**EXERCISE TASK**
All records must be quoted exactly. Omit the pictures.

**RECORDS TO USE**
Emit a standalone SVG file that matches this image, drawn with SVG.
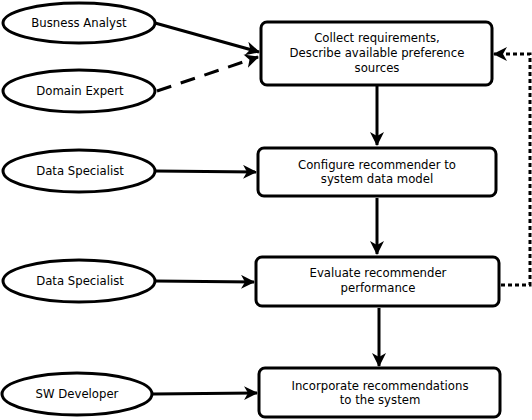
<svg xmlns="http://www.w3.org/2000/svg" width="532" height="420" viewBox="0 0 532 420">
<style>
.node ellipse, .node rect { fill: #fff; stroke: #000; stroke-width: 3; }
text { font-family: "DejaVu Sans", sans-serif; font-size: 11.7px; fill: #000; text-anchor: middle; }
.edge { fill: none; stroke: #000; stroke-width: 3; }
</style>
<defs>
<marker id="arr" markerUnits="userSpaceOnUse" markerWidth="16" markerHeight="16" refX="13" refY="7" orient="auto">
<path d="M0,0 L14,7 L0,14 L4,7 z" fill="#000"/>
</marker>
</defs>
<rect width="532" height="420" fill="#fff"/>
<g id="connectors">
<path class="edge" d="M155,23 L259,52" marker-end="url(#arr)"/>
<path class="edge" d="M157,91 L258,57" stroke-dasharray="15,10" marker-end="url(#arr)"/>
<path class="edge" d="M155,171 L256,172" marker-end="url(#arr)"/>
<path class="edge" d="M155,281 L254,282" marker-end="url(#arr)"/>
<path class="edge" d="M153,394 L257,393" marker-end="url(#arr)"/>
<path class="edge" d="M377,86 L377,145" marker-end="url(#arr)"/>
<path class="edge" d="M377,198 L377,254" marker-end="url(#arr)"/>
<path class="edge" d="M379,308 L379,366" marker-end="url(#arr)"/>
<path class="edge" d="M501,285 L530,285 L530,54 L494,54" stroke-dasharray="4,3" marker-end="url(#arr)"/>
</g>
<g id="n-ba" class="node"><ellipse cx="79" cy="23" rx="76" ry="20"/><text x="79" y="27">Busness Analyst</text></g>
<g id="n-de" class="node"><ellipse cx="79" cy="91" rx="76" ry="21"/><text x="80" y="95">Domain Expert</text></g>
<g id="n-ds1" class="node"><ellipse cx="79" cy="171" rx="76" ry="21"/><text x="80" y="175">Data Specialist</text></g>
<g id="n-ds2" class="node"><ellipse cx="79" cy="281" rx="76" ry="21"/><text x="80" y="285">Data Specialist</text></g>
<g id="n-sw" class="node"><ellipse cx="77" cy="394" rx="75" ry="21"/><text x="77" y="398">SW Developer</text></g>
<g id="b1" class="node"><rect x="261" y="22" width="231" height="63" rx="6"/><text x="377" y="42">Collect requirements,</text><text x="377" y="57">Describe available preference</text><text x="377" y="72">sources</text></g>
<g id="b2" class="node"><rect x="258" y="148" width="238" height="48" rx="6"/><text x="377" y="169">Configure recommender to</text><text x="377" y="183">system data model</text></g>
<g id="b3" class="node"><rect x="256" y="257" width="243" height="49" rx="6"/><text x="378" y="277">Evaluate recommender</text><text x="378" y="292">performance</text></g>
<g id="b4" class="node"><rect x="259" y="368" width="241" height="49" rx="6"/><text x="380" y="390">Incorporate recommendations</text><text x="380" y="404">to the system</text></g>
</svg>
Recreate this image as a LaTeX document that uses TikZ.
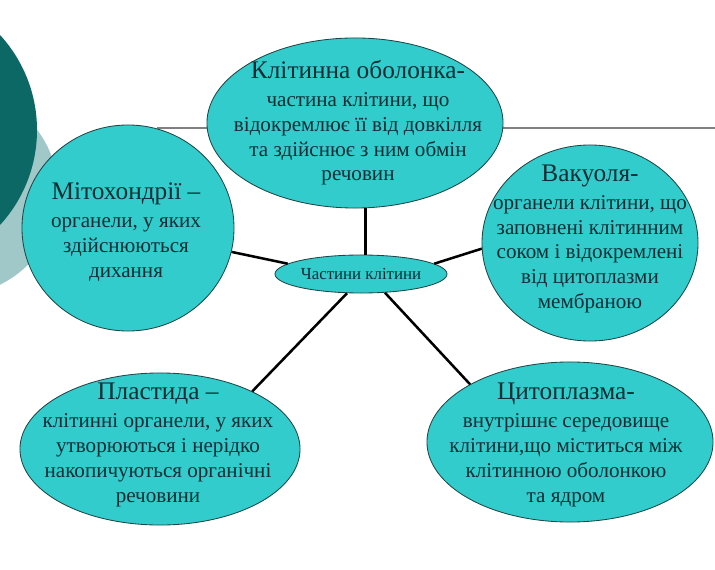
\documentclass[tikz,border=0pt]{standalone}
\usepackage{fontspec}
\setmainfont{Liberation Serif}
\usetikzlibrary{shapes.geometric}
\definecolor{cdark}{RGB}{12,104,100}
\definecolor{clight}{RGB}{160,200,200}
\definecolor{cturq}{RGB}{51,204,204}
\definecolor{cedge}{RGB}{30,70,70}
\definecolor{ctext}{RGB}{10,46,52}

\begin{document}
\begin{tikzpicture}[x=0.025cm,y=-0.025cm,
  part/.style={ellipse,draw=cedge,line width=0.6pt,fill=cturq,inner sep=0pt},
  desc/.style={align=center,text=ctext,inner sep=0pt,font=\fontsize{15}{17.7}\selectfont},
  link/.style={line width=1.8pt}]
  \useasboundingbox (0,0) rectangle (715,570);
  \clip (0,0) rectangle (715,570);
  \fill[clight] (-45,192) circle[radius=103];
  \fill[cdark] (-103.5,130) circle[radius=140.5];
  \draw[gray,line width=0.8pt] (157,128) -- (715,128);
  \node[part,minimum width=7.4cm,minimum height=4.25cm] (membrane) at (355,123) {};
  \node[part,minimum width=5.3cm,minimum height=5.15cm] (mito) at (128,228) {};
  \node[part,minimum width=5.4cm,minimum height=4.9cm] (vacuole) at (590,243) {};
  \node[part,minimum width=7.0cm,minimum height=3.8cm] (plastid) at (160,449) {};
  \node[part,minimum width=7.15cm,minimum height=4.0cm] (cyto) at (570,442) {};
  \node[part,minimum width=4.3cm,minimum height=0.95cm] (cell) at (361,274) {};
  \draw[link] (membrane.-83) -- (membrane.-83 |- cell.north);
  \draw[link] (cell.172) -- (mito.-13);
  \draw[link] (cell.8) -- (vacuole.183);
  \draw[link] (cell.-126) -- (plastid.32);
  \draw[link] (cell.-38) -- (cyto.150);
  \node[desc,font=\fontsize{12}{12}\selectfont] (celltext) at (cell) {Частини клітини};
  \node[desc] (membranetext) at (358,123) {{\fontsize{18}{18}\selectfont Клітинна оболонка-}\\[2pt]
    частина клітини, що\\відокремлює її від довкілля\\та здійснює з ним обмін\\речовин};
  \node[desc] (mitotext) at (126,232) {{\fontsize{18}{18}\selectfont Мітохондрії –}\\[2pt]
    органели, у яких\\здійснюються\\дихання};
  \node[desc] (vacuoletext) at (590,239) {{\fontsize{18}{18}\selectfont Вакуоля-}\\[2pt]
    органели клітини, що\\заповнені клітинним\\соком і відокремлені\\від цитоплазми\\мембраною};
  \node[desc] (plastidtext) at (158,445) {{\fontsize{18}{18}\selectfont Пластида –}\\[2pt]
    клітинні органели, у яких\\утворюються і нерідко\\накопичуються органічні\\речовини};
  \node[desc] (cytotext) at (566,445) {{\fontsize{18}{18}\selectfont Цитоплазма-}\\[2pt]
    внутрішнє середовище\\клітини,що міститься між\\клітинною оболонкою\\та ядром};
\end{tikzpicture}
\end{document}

**COMPLETE OUTPUT**
Emit a standalone SVG file that matches this image, drawn with SVG.
<svg xmlns="http://www.w3.org/2000/svg" width="532" height="420" viewBox="0 0 532 420">
<style>
.node ellipse, .node rect { fill: #fff; stroke: #000; stroke-width: 3; }
text { font-family: "DejaVu Sans", sans-serif; font-size: 11.7px; fill: #000; text-anchor: middle; }
.edge { fill: none; stroke: #000; stroke-width: 3; }
</style>
<defs>
<marker id="arr" markerUnits="userSpaceOnUse" markerWidth="16" markerHeight="16" refX="13" refY="7" orient="auto">
<path d="M0,0 L14,7 L0,14 L4,7 z" fill="#000"/>
</marker>
</defs>
<rect width="532" height="420" fill="#fff"/>
<g id="connectors">
<path class="edge" d="M155,23 L259,52" marker-end="url(#arr)"/>
<path class="edge" d="M157,91 L258,57" stroke-dasharray="15,10" marker-end="url(#arr)"/>
<path class="edge" d="M155,171 L256,172" marker-end="url(#arr)"/>
<path class="edge" d="M155,281 L254,282" marker-end="url(#arr)"/>
<path class="edge" d="M153,394 L257,393" marker-end="url(#arr)"/>
<path class="edge" d="M377,86 L377,145" marker-end="url(#arr)"/>
<path class="edge" d="M377,198 L377,254" marker-end="url(#arr)"/>
<path class="edge" d="M379,308 L379,366" marker-end="url(#arr)"/>
<path class="edge" d="M501,285 L530,285 L530,54 L494,54" stroke-dasharray="4,3" marker-end="url(#arr)"/>
</g>
<g id="n-ba" class="node"><ellipse cx="79" cy="23" rx="76" ry="20"/><text x="79" y="27">Busness Analyst</text></g>
<g id="n-de" class="node"><ellipse cx="79" cy="91" rx="76" ry="21"/><text x="80" y="95">Domain Expert</text></g>
<g id="n-ds1" class="node"><ellipse cx="79" cy="171" rx="76" ry="21"/><text x="80" y="175">Data Specialist</text></g>
<g id="n-ds2" class="node"><ellipse cx="79" cy="281" rx="76" ry="21"/><text x="80" y="285">Data Specialist</text></g>
<g id="n-sw" class="node"><ellipse cx="77" cy="394" rx="75" ry="21"/><text x="77" y="398">SW Developer</text></g>
<g id="b1" class="node"><rect x="261" y="22" width="231" height="63" rx="6"/><text x="377" y="42">Collect requirements,</text><text x="377" y="57">Describe available preference</text><text x="377" y="72">sources</text></g>
<g id="b2" class="node"><rect x="258" y="148" width="238" height="48" rx="6"/><text x="377" y="169">Configure recommender to</text><text x="377" y="183">system data model</text></g>
<g id="b3" class="node"><rect x="256" y="257" width="243" height="49" rx="6"/><text x="378" y="277">Evaluate recommender</text><text x="378" y="292">performance</text></g>
<g id="b4" class="node"><rect x="259" y="368" width="241" height="49" rx="6"/><text x="380" y="390">Incorporate recommendations</text><text x="380" y="404">to the system</text></g>
</svg>
Recreate this image as a LaTeX document that uses TikZ.
\documentclass[tikz,border=0pt]{standalone}
\usepackage{fontspec}
\setmainfont{Liberation Serif}
\usetikzlibrary{shapes.geometric}
\definecolor{cdark}{RGB}{12,104,100}
\definecolor{clight}{RGB}{160,200,200}
\definecolor{cturq}{RGB}{51,204,204}
\definecolor{cedge}{RGB}{30,70,70}
\definecolor{ctext}{RGB}{10,46,52}

\begin{document}
\begin{tikzpicture}[x=0.025cm,y=-0.025cm,
  part/.style={ellipse,draw=cedge,line width=0.6pt,fill=cturq,inner sep=0pt},
  desc/.style={align=center,text=ctext,inner sep=0pt,font=\fontsize{15}{17.7}\selectfont},
  link/.style={line width=1.8pt}]
  \useasboundingbox (0,0) rectangle (715,570);
  \clip (0,0) rectangle (715,570);
  \fill[clight] (-45,192) circle[radius=103];
  \fill[cdark] (-103.5,130) circle[radius=140.5];
  \draw[gray,line width=0.8pt] (157,128) -- (715,128);
  \node[part,minimum width=7.4cm,minimum height=4.25cm] (membrane) at (355,123) {};
  \node[part,minimum width=5.3cm,minimum height=5.15cm] (mito) at (128,228) {};
  \node[part,minimum width=5.4cm,minimum height=4.9cm] (vacuole) at (590,243) {};
  \node[part,minimum width=7.0cm,minimum height=3.8cm] (plastid) at (160,449) {};
  \node[part,minimum width=7.15cm,minimum height=4.0cm] (cyto) at (570,442) {};
  \node[part,minimum width=4.3cm,minimum height=0.95cm] (cell) at (361,274) {};
  \draw[link] (membrane.-83) -- (membrane.-83 |- cell.north);
  \draw[link] (cell.172) -- (mito.-13);
  \draw[link] (cell.8) -- (vacuole.183);
  \draw[link] (cell.-126) -- (plastid.32);
  \draw[link] (cell.-38) -- (cyto.150);
  \node[desc,font=\fontsize{12}{12}\selectfont] (celltext) at (cell) {Частини клітини};
  \node[desc] (membranetext) at (358,123) {{\fontsize{18}{18}\selectfont Клітинна оболонка-}\\[2pt]
    частина клітини, що\\відокремлює її від довкілля\\та здійснює з ним обмін\\речовин};
  \node[desc] (mitotext) at (126,232) {{\fontsize{18}{18}\selectfont Мітохондрії –}\\[2pt]
    органели, у яких\\здійснюються\\дихання};
  \node[desc] (vacuoletext) at (590,239) {{\fontsize{18}{18}\selectfont Вакуоля-}\\[2pt]
    органели клітини, що\\заповнені клітинним\\соком і відокремлені\\від цитоплазми\\мембраною};
  \node[desc] (plastidtext) at (158,445) {{\fontsize{18}{18}\selectfont Пластида –}\\[2pt]
    клітинні органели, у яких\\утворюються і нерідко\\накопичуються органічні\\речовини};
  \node[desc] (cytotext) at (566,445) {{\fontsize{18}{18}\selectfont Цитоплазма-}\\[2pt]
    внутрішнє середовище\\клітини,що міститься між\\клітинною оболонкою\\та ядром};
\end{tikzpicture}
\end{document}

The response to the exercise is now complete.